Александр подошел к постели. Янтарь был укрыт до самой шеи белым покрывалом. Поверх покрывала лежала спутанная светлая борода. Кровавая полоса тянулась через морщинистый лоб.
– Я просил уйти врача, потому что никто не поймет меня, кроме вас, – начал Александр. – Остальные могут обвинить меня в бесчувственности, одержимости, эгоизме… Но мы можем говорить друг другу правду. Вы летать больше не будете.
– Так…
– Наш экипаж не пускают в поиск, – тихо сказал Александр. – Дайте нам ваше право второго полета… И мы полетим.
– На Леду? На «мою» планету? – Янтарь не пошевелил ни руками, ни головой, только радостно вспыхнули его глаза. – Вы решили?
В этот миг он увидел, наверное, синий мир так и не разгаданной до конца Леды, развалины бирюзовых городов и белые горы, вставшие над фиолетовыми грудами непроходимых лесов, окутанных ядовитым сизым туманом. Но сразу вспомнившуюся картину закрыло строгое и напряженное лицо Александра.
– Нет. Конечно, не на мою, – глухо произнес Янтарь.
– Каждому светит своя звезда, – сказал Снег.
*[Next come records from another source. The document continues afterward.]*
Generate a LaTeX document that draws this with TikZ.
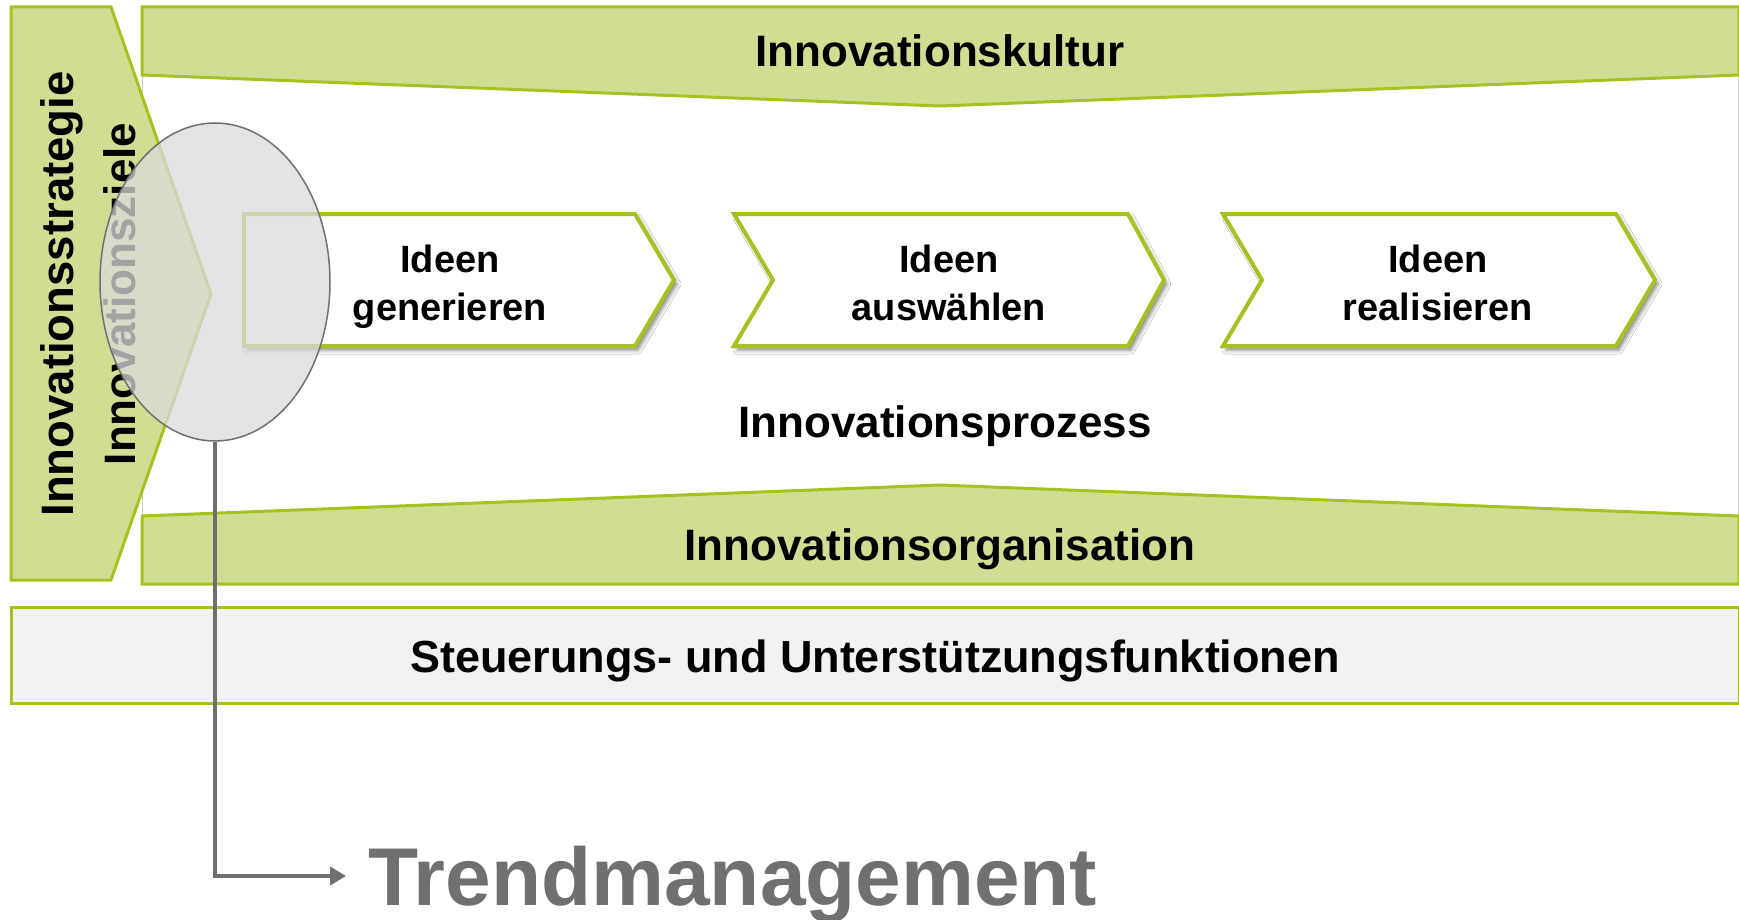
\documentclass[tikz,border=0pt]{standalone}
\usepackage{fontspec}
\setmainfont{Liberation Sans}
\usetikzlibrary{shapes.geometric,arrows.meta,shadows.blur}
\definecolor{gfill}{RGB}{208,222,147}
\definecolor{gline}{RGB}{164,194,32}
\definecolor{boxgray}{RGB}{242,242,242}
\definecolor{dgray}{RGB}{112,112,112}
\definecolor{ellfill}{RGB}{218,218,218}
\begin{document}
\begin{tikzpicture}[x=1pt,y=-1pt,
  band/.style={fill=gfill,draw=gline,line width=3pt,line join=miter},
  chev/.style={fill=white,draw=gline,line width=4pt,line join=miter,
    blur shadow={shadow xshift=3pt,shadow yshift=-4pt,shadow blur radius=4pt,shadow opacity=50}},
  lbl/.style={font=\bfseries\fontsize{44}{52}\selectfont,inner sep=0pt},
  idea/.style={font=\bfseries\fontsize{38}{48}\selectfont,align=center,inner sep=0pt},
  conn/.style={draw=dgray,line width=4.5pt,-{Triangle[length=16pt,width=18pt]}}]
\useasboundingbox (0,0) rectangle (1739,920);
% white middle area
\path[fill=white,draw=black!20,line width=1pt] (142,75) rectangle (1738,516);
% bands
\path[band] (142,7) -- (1739,7) -- (1739,75) -- (940,106) -- (142,75) -- cycle;
\path[band] (142,516) -- (940,485) -- (1739,516) -- (1739,584) -- (142,584) -- cycle;
\path[fill=boxgray,draw=gline,line width=3pt] (11,607) rectangle (1739,703);
% left pentagon
\path[band] (11,7) -- (111,7) -- (211,294) -- (111,580) -- (11,580) -- cycle;
% chevrons
\path[chev] (244,214) -- (635,214) -- (674,280) -- (635,346) -- (244,346) -- cycle;
\path[chev] (734,214) -- (1128,214) -- (1164,280) -- (1128,346) -- (734,346) -- (773,280) -- cycle;
\path[chev] (1223,214) -- (1616,214) -- (1655,280) -- (1616,346) -- (1223,346) -- (1262,280) -- cycle;
% texts
\node[lbl] (kultur) at (940,51) {Innovationskultur};
\node[lbl] (prozess) at (945,426) {Innovationsprozess};
\node[lbl] (org) at (940,549) {Innovationsorganisation};
\node[lbl,font=\bfseries\fontsize{45}{52}\selectfont] (steuer) at (875,661) {Steuerungs- und Unterstützungsfunktionen};
\node[idea] (gen) at (450,287) {Ideen\\generieren};
\node[idea] (aus) at (949,283) {Ideen\\auswählen};
\node[idea] (real) at (1438,283) {Ideen\\realisieren};
\node[lbl,font=\bfseries\fontsize{45.5}{52}\selectfont,rotate=90,anchor=base] (strat) at (73,294) {Innovationsstrategie};
\node[lbl,rotate=90,anchor=base] (ziele) at (135,294) {Innovationsziele};
% ellipse
\node[ellipse,draw=dgray,line width=1.5pt,fill=ellfill,fill opacity=0.75,
  minimum width=230pt,minimum height=318pt,inner sep=0pt] (ell) at (215,282) {};
% trend management
\node[font=\bfseries\fontsize{82}{90}\selectfont,text=dgray,anchor=west,inner sep=0pt,
  text height=59pt,text depth=0pt] (trend) at (368,876) {Trendmanagement};
\draw[conn] (ell.south) |- ([xshift=-22pt]trend.west);
\end{tikzpicture}
\end{document}
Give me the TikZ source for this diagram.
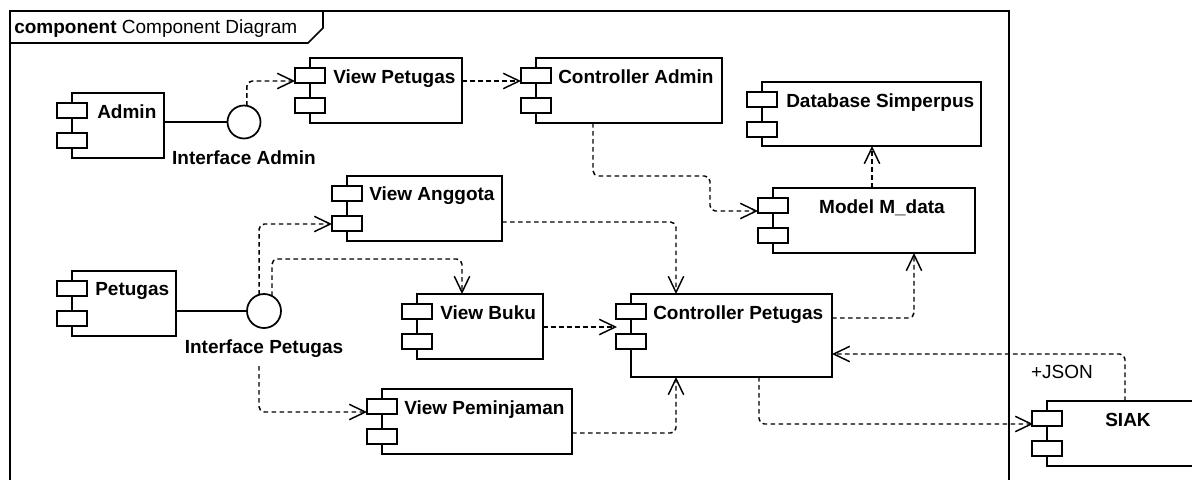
\documentclass[tikz,border=0pt]{standalone}
\usepackage{fontspec}
\setmainfont{Liberation Sans}
\usetikzlibrary{arrows.meta,calc}
\tikzset{
  compbody/.style={draw, line width=1.3pt, fill=white, inner sep=0pt, outer sep=0pt, anchor=north west},
  iconrect/.style={draw, line width=1.3pt, fill=white},
  lbl/.style={font=\bfseries\fontsize{14.25}{17}\selectfont, inner sep=0pt, anchor=base west},
  plain/.style={font=\fontsize{14.25}{17}\selectfont, inner sep=0pt},
  dep/.style={draw, line width=1.1pt, dash pattern=on 3.5pt off 2.5pt, rounded corners=4pt, -{Straight Barb[length=12pt,width=11.5pt]}},
  iface/.style={circle, draw, line width=1.3pt, fill=white, inner sep=0pt, outer sep=0pt},
  assoc/.style={draw, line width=1.1pt},
  framel/.style={draw, line width=1.3pt},
}
\newcommand\umlcomp[5]{%
  \node[compbody, minimum width={(#4-#2)*0.75pt}, minimum height={(#5-#3)*0.75pt}] (#1) at (#2,#3) {};
  \draw[iconrect] ($(#1.north west)+(-15,10)$) rectangle ++(30,15);
  \draw[iconrect] ($(#1.north west)+(-15,40)$) rectangle ++(30,15);
}
\begin{document}
\begin{tikzpicture}[x=0.75pt,y=-0.75pt]
\useasboundingbox (0,0) rectangle (1192,479);
\clip (0,0) rectangle (1192,479);
\fill[white] (0,0) rectangle (1192,479);

% frame
\draw[framel] (10,495) -- (10,11) -- (1009,11) -- (1009,495);
\draw[framel] (10,43) -- (308,43) -- (323,28) -- (323,11);
\node[plain, anchor=base west] (title) at (14,33) {\textbf{component} Component Diagram};

% components
\umlcomp{admin}{72}{93}{164}{158}
\node[lbl] (admin-l) at ($(admin.north west)+(25,25)$) {Admin};
\umlcomp{vp}{310}{58}{462}{123}
\node[lbl] (vp-l) at ($(vp.north west)+(23,25)$) {View Petugas};
\umlcomp{ca}{536}{58}{722}{123}
\node[lbl] (ca-l) at ($(ca.north west)+(22,25)$) {Controller Admin};
\umlcomp{db}{762}{82}{981}{146}
\node[lbl] (db-l) at ($(db.north west)+(24,25)$) {Database Simperpus};
\umlcomp{md}{773}{188}{975}{253}
\node[lbl, anchor=base] (md-l) at (882,213) {Model M\_data};
\umlcomp{va}{347}{176}{502}{241}
\node[lbl] (va-l) at ($(va.north west)+(22,24)$) {View Anggota};
\umlcomp{pet}{72}{271}{176}{336}
\node[lbl] (pet-l) at ($(pet.north west)+(23,24)$) {Petugas};
\umlcomp{vb}{417}{294}{543}{359}
\node[lbl] (vb-l) at ($(vb.north west)+(23,25)$) {View Buku};
\umlcomp{cp}{631}{294}{832}{377}
\node[lbl] (cp-l) at ($(cp.north west)+(22,25)$) {Controller Petugas};
\umlcomp{vpm}{382}{389}{572}{454}
\node[lbl] (vpm-l) at ($(vpm.north west)+(22,25)$) {View Peminjaman};
\umlcomp{siak}{1047}{401}{1215}{466}
\node[lbl, anchor=base] (siak-l) at (1128,426) {SIAK};

% interfaces
\node[iface, minimum size=24.75pt] (ia) at (244,122) {};
\node[lbl, anchor=base] (ia-l) at (244,164) {Interface Admin};
\node[iface, minimum size=25.5pt] (ip) at (264,311) {};
\node[lbl, anchor=base] (ip-l) at (264,353) {Interface Petugas};

% connectors
\draw[assoc] (ia.west -| admin.east) -- (ia.west);
\draw[assoc] (ip.west -| pet.east) -- (ip.west);

\draw[dep] (ia.80) |- ($(vp.north west)+(-15,23)$);
\draw[dep] ($(vp.north east)+(0,23)$) -- ($(ca.north west)+(-15,23)$);
\draw[dep] ($(ca.south west)+(57,0)$) |- ($(md.north west)+(-63,-12)$) |- ($(md.north west)+(-15,23)$);
\draw[dep] ($(md.north west)+(99,0)$) -- ($(db.south west)+(110,0)$);

\draw[dep] (ip.107) |- ($(va.north west)+(-15,48)$);
\draw[dep] (ip.62) |- ($(vb.north west)+(45,-35)$) -- ($(vb.north west)+(45,0)$);
\coordinate (ipdown) at ($(ip.south)+(-5,38)$);
\draw[dep] (ipdown) |- ($(vpm.north west)+(-15,23)$);

\draw[dep] ($(va.north east)+(0,46)$) -| ($(cp.north west)+(45,0)$);
\draw[dep] ($(vb.north east)+(0,33)$) -- ($(cp.north west)+(-14,33)$);
\draw[dep] ($(vpm.north east)+(0,44)$) -| ($(cp.south west)+(45,0)$);
\draw[dep] ($(cp.north east)+(0,24)$) -| ($(md.south west)+(141,0)$);
\draw[dep] ($(siak.north west)+(78,0)$) |- ($(cp.north east)+(0,60)$);
\node[plain] (json) at (1062,372) {+JSON};
\draw[dep] ($(cp.south west)+(128,0)$) |- ($(siak.north west)+(-14,23)$);
\end{tikzpicture}
\end{document}
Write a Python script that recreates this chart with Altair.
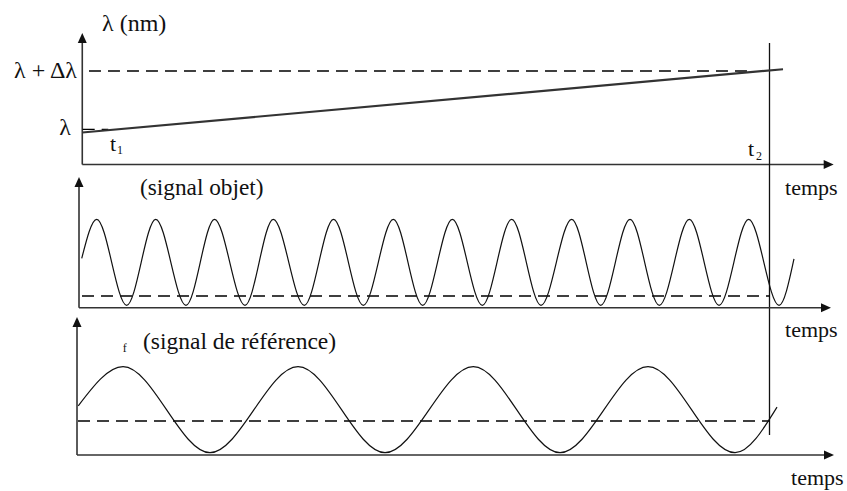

Он сел у постели и коротко рассказал все: про последнее сообщение с «Глобуса» о загадке Желтой Розы, про план свободного поиска, который возник у пяти астронавтов, про последний разговор с Ротайсом.
– Леда ждет археологов. Мы же разведчики. Мы хотим найти планету, где воздух, как на Земле. Людям нужны такие планеты.
Янтарь закрыл глаза.
– Хорошо… Ваше право.
– Он не поверит, – возразил Александр, вспомнив бесстрастное бледное лицо Ротайса.
– Возьми мой значок. В синей раковине, на столе.
В раковине, найденной на Леде, лежал золотой значок с синими звездами и надписью «Поиск».
Александр взглянул на значок, потом на раненого астронавта.
Впервые за эти дни ему изменила твердость. Он сжал зубы и опустил протянутую было руку.
– Возьми, – повторил Янтарь. – Ты прав.
– Выбей окно, – попросил он, когда Александр зажал в ладони значок. – Нет, не открывай, а разбей стекло… Оно старое, очень хрупкое.
– Хорошо, – сказал он, когда зазвенели осколки.
Александр выломал за окном большую ветку, и в комнату вошел солнечный луч.
– Счастливого старта, – проговорил Валентин Янтарь, стараясь подавить нарастающую в груди боль. – Пусть вернется на Землю каждый из вас.
– Это удается редко.
– Потому и желаю…
У выхода Снег встретил Ротайса и показал на раскрытой ладони значок. Ротайс слегка пожал плечами и наклонил голову. Это означало скрытое возмущение поступком молодого астролетчика и в то же время – вынужденное согласие. Никто в Солнечной системе не мог отвергнуть права на второй полет; космонавт, открывший новую планету и вернувшийся на Землю, мог вторично отправиться в любую экспедицию и в любое время, на любом из готовых стартовых кораблей. Он мог также уступить это право другому капитану.
В одну секунду Александр вспомнил вдруг лицо Янтаря – знаменитого капитана «Поиска», его морщинистый лоб с кровавой полосой и глаза, синие, словно отразившие фантастический мир Леды.
«На Леду? На мою планету? Вы решили?» Но старый астронавт понял Александра. А Ротайс?
Александр обернулся и сухо сказал в спину Ротайсу:
– Сообщите Восточному космопорту. Мы выбрали «Магеллан». Он больше всех сделал для этого полета. А улететь ему было труднее всех. У каждого на Земле оставались родные. Но, кроме родных, у Снега оставалась девушка, у него одного.
Со стороны казалась странной эта молчаливая дружба. Их не часто видели вместе. Они резко говорили друг о друге. О любви их знали только друзья…
За неделю до старта Александр встретил ее в молодом солнечном саду, там, где сейчас Золотой парк Консаты. Ветер рвал листья, и солнце плясало на белом песке аллеи. Девушка молчала.
– Ты же знала: я астронавт, – сказал Снег. Он умел быть спокойным.
Перед стартом он отдал ей золотой значок.
…Однажды, случайно заглянув в кают-компанию «Магеллана», Георгий увидел, как Снег достал и поставил перед собой маленький стереоснимок. Он смотрел на него не отрываясь. Молчал.
– Я убрал бы этот снимок навсегда, – сказал Георгий, Александр взглянул на него не то с насмешкой, не то с удивлением.
– И думаешь, все забудется!
Он закрыл ладонью глаза и несколькими резкими штрихами карандаша с удивительной точностью набросал на листе картона черты девушки.